AUTHORKen Jacobs, Partner, Smith Buss & Jacobs
Blunt talk. Insurers have had lots of losses and are trying to protect themselves by raising premiums and reducing coverage. Every co-op and condo is dealing with this, and one way to try to cap these premiums is to shift some of the coverage to homeowners.
Start with water damage. In a typical association policy, the co-op or condo is responsible for repairing casualty damage to units. So if there’s a windstorm or a rainstorm that causes a leak through a roof or a facade and it damages a unit, the board pays for the repair. The problem is that this could be a small $15,000 claim, but if the association makes four or five $15,000 claims to the insurance company, the loss run for the association looks terrible.
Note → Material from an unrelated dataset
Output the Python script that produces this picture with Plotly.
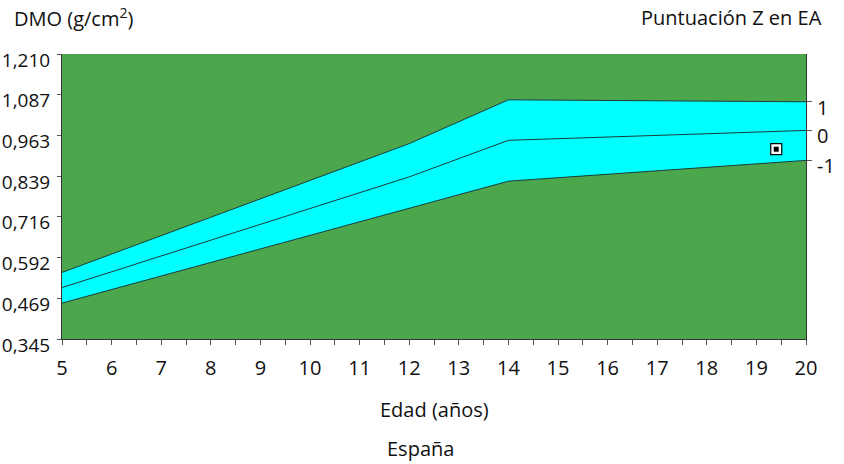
import plotly.graph_objects as go

# ---- data ----
ages = [5, 12, 14, 20]
upper = [0.547, 0.938, 1.071, 1.065]   # +1 SD
mean = [0.501, 0.837, 0.948, 0.978]    # mean (Z = 0)
lower = [0.454, 0.740, 0.824, 0.887]   # -1 SD

patient_age = [19.4]
patient_dmo = [0.921]

y_tickvals = [0.345, 0.469, 0.592, 0.716, 0.839, 0.963, 1.087, 1.210]
y_ticktext = ["0,345", "0,469", "0,592", "0,716", "0,839", "0,963", "1,087", "1,210"]
x_tickvals = list(range(5, 21))
z_ticktext = ["1", "0", "-1"]

GREEN = "#4ca64c"
CYAN = "#00ffff"
LINE = "#1e3b3b"
FONT = "Open Sans"
FS = 20

fig = go.Figure()
fig.add_trace(go.Scatter(x=ages, y=lower, mode="lines",
                         line=dict(color=LINE, width=1), hoverinfo="skip", showlegend=False))
fig.add_trace(go.Scatter(x=ages, y=upper, mode="lines", fill="tonexty", fillcolor=CYAN,
                         line=dict(color=LINE, width=1), hoverinfo="skip", showlegend=False))
fig.add_trace(go.Scatter(x=ages, y=mean, mode="lines",
                         line=dict(color=LINE, width=1), hoverinfo="skip", showlegend=False))
fig.add_trace(go.Scatter(x=patient_age, y=patient_dmo, mode="markers",
                         marker=dict(symbol="square", size=11, color="white",
                                     line=dict(color="black", width=1.2)),
                         hoverinfo="skip", showlegend=False))
fig.add_trace(go.Scatter(x=patient_age, y=patient_dmo, mode="markers",
                         marker=dict(symbol="square", size=5, color="black", line=dict(width=0)),
                         hoverinfo="skip", showlegend=False))
# anchor trace for right axis
fig.add_trace(go.Scatter(x=[ages[-1]], y=[mean[-1]], yaxis="y2", mode="markers",
                         marker=dict(opacity=0), hoverinfo="skip", showlegend=False))

yr = [y_tickvals[0], y_tickvals[-1]]
fig.update_layout(
    width=844, height=464,
    margin=dict(l=62, r=38, t=54, b=125, autoexpand=False),
    paper_bgcolor="white", plot_bgcolor=GREEN,
    font=dict(family=FONT, size=FS, color="#111111"),
    xaxis=dict(range=[ages[0], ages[-1]], tickvals=x_tickvals, ticktext=[str(v) for v in x_tickvals],
               ticks="outside", ticklen=5, tickcolor="#555555", showgrid=False, zeroline=False,
               showline=True, linecolor="#333333", linewidth=1, automargin=False,
               minor=dict(dtick=0.5, ticks="outside", ticklen=5, tickcolor="#555555", showgrid=False),
               ticklabelstandoff=6),
    yaxis=dict(range=yr, tickvals=y_tickvals, ticktext=y_ticktext, ticks="outside", ticklen=4,
               tickcolor="#555555", showgrid=False, zeroline=False, showline=True, automargin=False,
               linecolor="#333333", linewidth=1, ticklabelshift=6, ticklabelstandoff=3,
               tickfont=dict(size=19)),
    yaxis2=dict(range=yr, overlaying="y", side="right", automargin=False,
                tickvals=[upper[-1], mean[-1], lower[-1]], ticktext=z_ticktext,
                ticks="outside", ticklen=5, tickcolor="#555555", showgrid=False, zeroline=False,
                showline=True, linecolor="#333333", linewidth=1, ticklabelshift=6,
                ticklabelstandoff=1),
    annotations=[
        dict(text="DMO (g/cm<sup>2</sup>)", xref="paper", yref="paper",
             x=(12 - 62) / 744, y=(339 - 17) / 285, xanchor="left", yanchor="middle",
             showarrow=False, font=dict(size=FS)),
        dict(text="Puntuación Z en EA", xref="paper", yref="paper",
             x=(824 - 62) / 744, y=(339 - 17) / 285, xanchor="right", yanchor="middle",
             showarrow=False, font=dict(size=FS)),
        dict(text="Edad (años)", xref="paper", yref="paper",
             x=(434 - 62) / 744, y=(339 - 410) / 285, xanchor="center", yanchor="middle",
             showarrow=False, font=dict(size=FS)),
        dict(text="España", xref="paper", yref="paper",
             x=(420 - 62) / 744, y=(339 - 449) / 285, xanchor="center", yanchor="middle",
             showarrow=False, font=dict(size=FS)),
    ],
)

fig.write_html("out.html", config={"displayModeBar": False},
               post_script="document.body.style.margin='0';document.body.style.overflow='hidden';")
So what is the carrier going to do when it comes time to renew the policy? It will exclude water damage from the scope of coverage or it will increase the premium by 30% or 40%.
Share the load. What boards can do is to get shareholders or unit-owners to approve an amendment to the proprietary lease or bylaws specifying that in the event of a casualty, the co-op or condo has to make repairs, except for those due to water damage. Shareholders and unit-owners should be required to carry homeowners insurance, and that individual policy would now be responsible for the cost of repairing water damage to the unit or to the personal property of the owner.
Do your homework. Boards have to stay informed about the insurance market changes and communicate them to owners. If you explain that insurance costs have gone up by 30% and that’s why you’re shifting some of the liability for repairs in the event of a casualty, I think the majority of people will understand.